Further on, and not that long after the rock pride, we came across another vehicle stopped alongside the road. Their guide said there was a sleeping lion in the taller grass. Said used his binoculars and said this was another “honeymooning couple” like we’d seen back in Ngorongoro, and that they’d be mating at regular intervals if we could wait it out. He knows by now that we’ll wait for just about anything, and we were rewarded with a lightning fast mating ritual that we only got to see from behind. But still, we got to see magic happen, so we moved on.

But not even 15 seconds down the road we saw yet another vehicle stopped looking the same way into the same sort of grass. We stopped too and within 2 minutes, the female rolled on to her back, paws up in the air, which is the lions’ way of saying “I’m ready” and the male sat up, yawned, stood up and made motions to get the business of the moment done. This guy knew what he was doing, and we were treated to a fairly expert display, complete with growling, neck biting and a swat on the head. It was an excellent show. For a lover of big cats, I’m just in heaven over all this. We were not even 30 feet away from all this.

Finally we headed for camp as a lot of strong thunderstorms looked as if they were moving in. On the way, Said pointed out a serval cat in the road, which disappeared so quickly none of could get much more than a quick glance at it. It is not much larger than a house cat and spotted. It was one of three spotted cats in Tanzania, after the cheetah and the leopard. We also got to see an animal new to us, the Coke’s hartebeest. This is a large antelope with horns that sort of twist upward like they could almost form a heart.

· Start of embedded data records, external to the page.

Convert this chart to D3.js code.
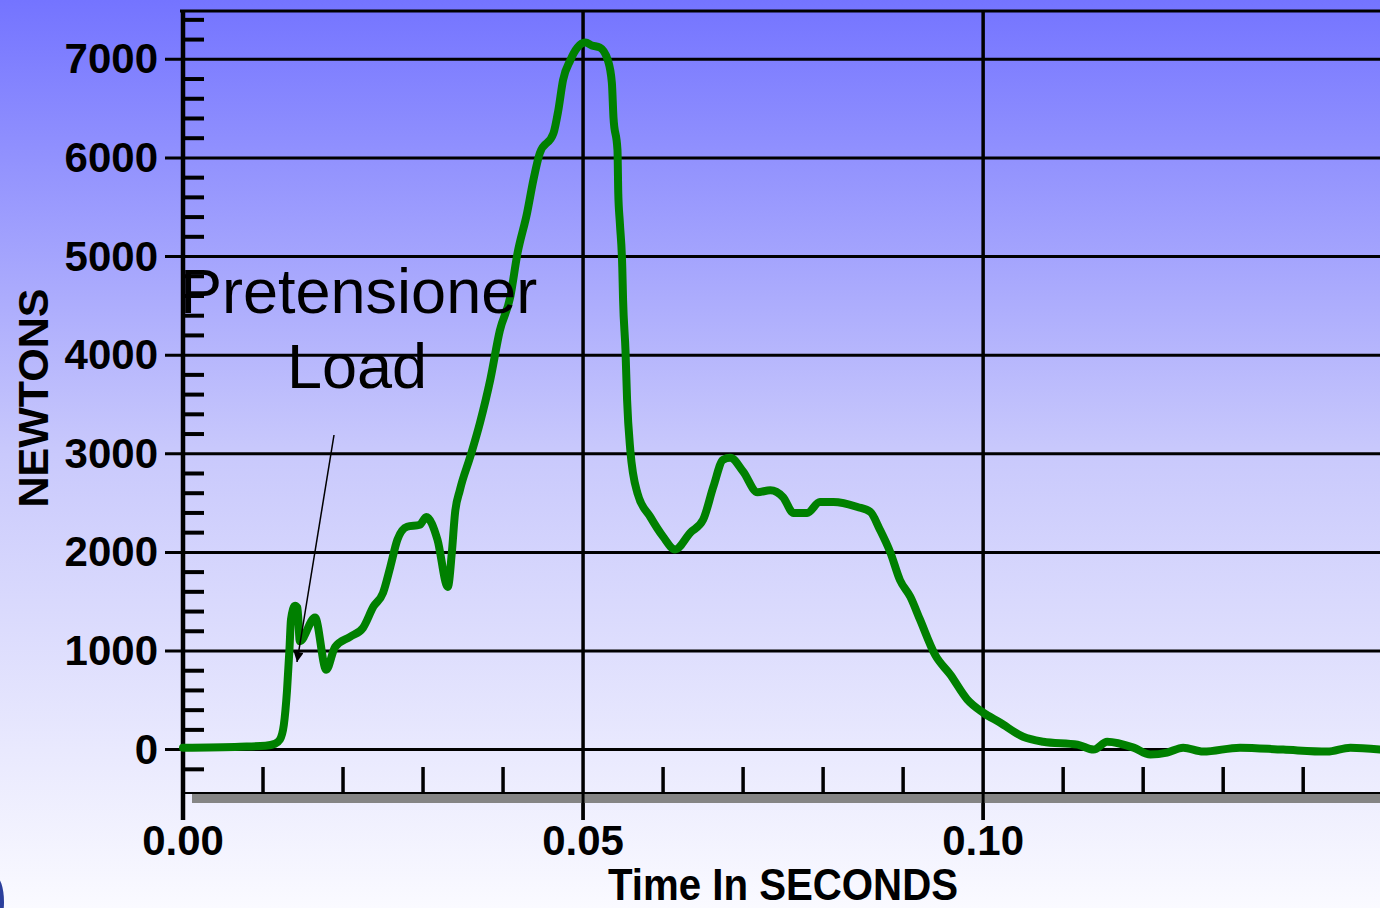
<!DOCTYPE html>
<html>
<head>
<meta charset="utf-8">
<script src="https://cdn.jsdelivr.net/npm/d3@7"></script>
<style>
  body { margin: 0; overflow: hidden; }
  text { font-family: "Liberation Sans", Arial, sans-serif; }
</style>
</head>
<body>
<div id="chart"></div>
<script>
var w = 1380, h = 908;

// Data ======================================================
var timeSec = [0, 0.0071, 0.0103, 0.0115, 0.0121, 0.0126, 0.0130, 0.0133, 0.0135, 0.0140, 0.0143,
  0.0146, 0.0165, 0.0179, 0.0190, 0.0209, 0.0225, 0.0238, 0.0250, 0.0259, 0.0268, 0.0280,
  0.0296, 0.0304, 0.0318, 0.0331, 0.0336, 0.0340, 0.0346, 0.0359, 0.0371, 0.0384, 0.0396,
  0.0409, 0.0418, 0.0430, 0.0438, 0.0446, 0.0463, 0.0469, 0.0475, 0.0484, 0.0493, 0.0503,
  0.0511, 0.0521, 0.0531, 0.0536, 0.0538, 0.0543, 0.0544, 0.0546, 0.0549, 0.0550, 0.0553,
  0.0555, 0.0559, 0.0568, 0.0584, 0.0600, 0.0615, 0.0634, 0.0650, 0.0663, 0.0675, 0.0684,
  0.0700, 0.0718, 0.0734, 0.0750, 0.0763, 0.0780, 0.0796, 0.0813, 0.0843, 0.0859, 0.0871,
  0.0884, 0.0896, 0.0909, 0.0921, 0.0940, 0.0959, 0.0980, 0.1000, 0.1021, 0.1050, 0.1075,
  0.1118, 0.1138, 0.1155, 0.1188, 0.1209, 0.1230, 0.1250, 0.1275, 0.1321, 0.1375, 0.1430,
  0.1459, 0.1496];
var newtons = [20, 30, 40, 60, 100, 250, 600, 1010, 1320, 1460, 1440,
  1100, 1340, 810, 1040, 1145, 1235, 1450, 1590, 1850, 2130, 2260,
  2280, 2360, 2130, 1650, 2000, 2400, 2630, 2970, 3310, 3750, 4250,
  4590, 5030, 5440, 5780, 6050, 6250, 6480, 6790, 6990, 7120, 7170,
  7140, 7120, 6990, 6760, 6410, 6080, 5640, 5340, 4890, 4560, 4050,
  3550, 3040, 2600, 2360, 2160, 2030, 2200, 2330, 2670, 2940, 2960,
  2820, 2610, 2630, 2560, 2400, 2400, 2510, 2510, 2460, 2410, 2230,
  2000, 1720, 1550, 1320, 960, 760, 510, 375, 275, 130, 80,
  50, 0, 80, 20, -50, -30, 20, -20, 20, 0, -20,
  20, 0];

var yMajor = [0, 1000, 2000, 3000, 4000, 5000, 6000, 7000];
var xMajor = [0, 0.05, 0.10];
var xLabels = ["0.00", "0.05", "0.10"];
var yMinor = d3.range(-200, 7500, 200).filter(function(v){ return v % 1000 !== 0; });
var xMinor = d3.range(1, 15).map(function(i){ return i / 100; }).filter(function(v){ return Math.abs(v - 0.05) > 1e-9 && Math.abs(v - 0.10) > 1e-9; });
// ===========================================================

var svg = d3.select('#chart')
            .append('svg')
            .attr('width', w)
            .attr('height', h);

// background gradient
var grad = svg.append('defs').append('linearGradient')
              .attr('id', 'bg').attr('x1', 0).attr('y1', 0).attr('x2', 0).attr('y2', 1);
grad.append('stop').attr('offset', '0%').attr('stop-color', '#7474ff');
grad.append('stop').attr('offset', '50%').attr('stop-color', '#c9c9fc');
grad.append('stop').attr('offset', '100%').attr('stop-color', '#fafaff');
svg.append('rect').attr('width', w).attr('height', h).attr('fill', 'url(#bg)');

var x = d3.scaleLinear().domain([0, 0.1496]).range([183, 1380]);
var y = d3.scaleLinear().domain([-440, 7500]).range([793, 10]);

// Grid ======================================================
svg.selectAll('.hgrid')
   .data(yMajor)
   .enter().append('line')
   .attr('x1', 165).attr('x2', w)
   .attr('y1', function(d){ return y(d); })
   .attr('y2', function(d){ return y(d); })
   .attr('stroke', 'black').attr('stroke-width', 3);

svg.append('line')
   .attr('x1', 180).attr('x2', w)
   .attr('y1', y(7500) + 1).attr('y2', y(7500) + 1)
   .attr('stroke', 'black').attr('stroke-width', 3);

svg.selectAll('.vgrid')
   .data(xMajor)
   .enter().append('line')
   .attr('x1', function(d){ return x(d); })
   .attr('x2', function(d){ return x(d); })
   .attr('y1', y(7500)).attr('y2', 820)
   .attr('stroke', 'black')
   .attr('stroke-width', function(d, i){ return i === 0 ? 4.5 : 3.5; });

// minor ticks
svg.selectAll('.ytick')
   .data(yMinor)
   .enter().append('line')
   .attr('x1', 182).attr('x2', 204)
   .attr('y1', function(d){ return y(d); })
   .attr('y2', function(d){ return y(d); })
   .attr('stroke', 'black').attr('stroke-width', 4);

svg.selectAll('.xtick')
   .data(xMinor)
   .enter().append('line')
   .attr('x1', function(d){ return x(d); })
   .attr('x2', function(d){ return x(d); })
   .attr('y1', 767).attr('y2', 793)
   .attr('stroke', 'black').attr('stroke-width', 3.5);

// bottom border + grey bar
svg.append('line')
   .attr('x1', 183).attr('x2', w)
   .attr('y1', 793).attr('y2', 793)
   .attr('stroke', 'black').attr('stroke-width', 2);
svg.append('rect')
   .attr('x', 192).attr('y', 794).attr('width', w - 192).attr('height', 9)
   .attr('fill', '#858585');
svg.selectAll('.vstub')
   .data(xMajor)
   .enter().append('line')
   .attr('x1', function(d){ return x(d); })
   .attr('x2', function(d){ return x(d); })
   .attr('y1', 794).attr('y2', 820)
   .attr('stroke', 'black').attr('stroke-width', 3);
// ===========================================================

// Labels ====================================================
svg.selectAll('.ylab')
   .data(yMajor)
   .enter().append('text')
   .attr('x', 158)
   .attr('y', function(d){ return y(d) + 14; })
   .attr('text-anchor', 'end')
   .attr('font-weight', 'bold')
   .attr('font-size', 42)
   .text(function(d){ return d; });

svg.selectAll('.xlab')
   .data(xMajor)
   .enter().append('text')
   .attr('x', function(d){ return x(d); })
   .attr('y', 855)
   .attr('text-anchor', 'middle')
   .attr('font-weight', 'bold')
   .attr('font-size', 42)
   .text(function(d, i){ return xLabels[i]; });

svg.append('text')
   .attr('transform', 'translate(48,398) rotate(-90)')
   .attr('text-anchor', 'middle')
   .attr('font-weight', 'bold')
   .attr('font-size', 43)
   .text('NEWTONS');

svg.append('text')
   .attr('x', 608).attr('y', 900)
   .attr('font-weight', 'bold')
   .attr('font-size', 44)
   .attr('textLength', 350)
   .attr('lengthAdjust', 'spacingAndGlyphs')
   .text('Time In SECONDS');
// ===========================================================

// Curve =====================================================
var pts = timeSec.map(function(t, i){ return [t, newtons[i]]; });
var line = d3.line()
             .x(function(d){ return x(d[0]); })
             .y(function(d){ return y(d[1]); })
             .curve(d3.curveMonotoneX);
svg.append('path')
   .datum(pts)
   .attr('d', line)
   .attr('fill', 'none')
   .attr('stroke', '#008000')
   .attr('stroke-width', 8)
   .attr('stroke-linejoin', 'round')
   .attr('stroke-linecap', 'round');
// ===========================================================

// Annotation ================================================
svg.append('text')
   .attr('x', 180).attr('y', 313)
   .attr('font-size', 63)
   .text('Pretensioner');
svg.append('text')
   .attr('x', 357).attr('y', 388)
   .attr('text-anchor', 'middle')
   .attr('font-size', 63)
   .text('Load');

svg.append('defs').append('marker')
   .attr('id', 'arrow')
   .attr('viewBox', '0 0 10 10')
   .attr('refX', 10).attr('refY', 5)
   .attr('markerWidth', 12).attr('markerHeight', 10)
   .attr('markerUnits', 'userSpaceOnUse')
   .attr('orient', 'auto')
   .append('path').attr('d', 'M0,0 L10,5 L0,10 z').attr('fill', 'black');
svg.append('line')
   .attr('x1', 334).attr('y1', 435)
   .attr('x2', 297).attr('y2', 662)
   .attr('stroke', 'black').attr('stroke-width', 1.5)
   .attr('marker-end', 'url(#arrow)');

// stray blue shape at the corner
svg.append('ellipse')
   .attr('cx', -5).attr('cy', 902).attr('rx', 9).attr('ry', 26)
   .attr('fill', '#2b3f9c');
// ===========================================================
</script>
</body>
</html>
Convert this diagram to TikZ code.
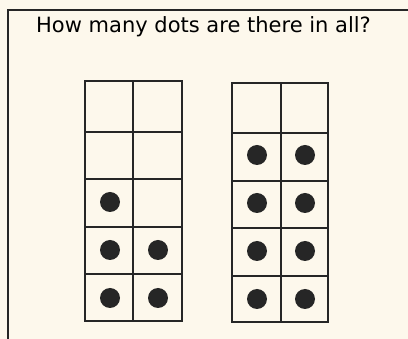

The Serengeti Wilderness Camp is pretty much like the one we left in Ndutu, and run by the same people. We’re looking forward to whatever we hear tonight!

A bit about the weather here. Initially it was pretty hot when we landed and the first couple days out. Since then it seems to have settled into a pretty comfortable 80-85 and dry. The only time it gets terribly hot is when I’m in the direct sun. I will say I have gotten great color here, and even while wearing SPF 30! The mosquitoes and Tse Tse flies seem to have become a non-issue since we left Manyara, it is just pesky regular old flies that bother us here, and they are more a nuisance than anything.

Before dinner Kim and I stopped for a drink. They had no Bailey’s but they did have Amerula, which was very similar, so I had that. Dinner was a starter of potato and leek soup, and the main course was the meat and vegetable lasagna we had at the last camp with mixed salad and a carrot pound cake. The soups here are just amazing. I have no idea how they are so damn good.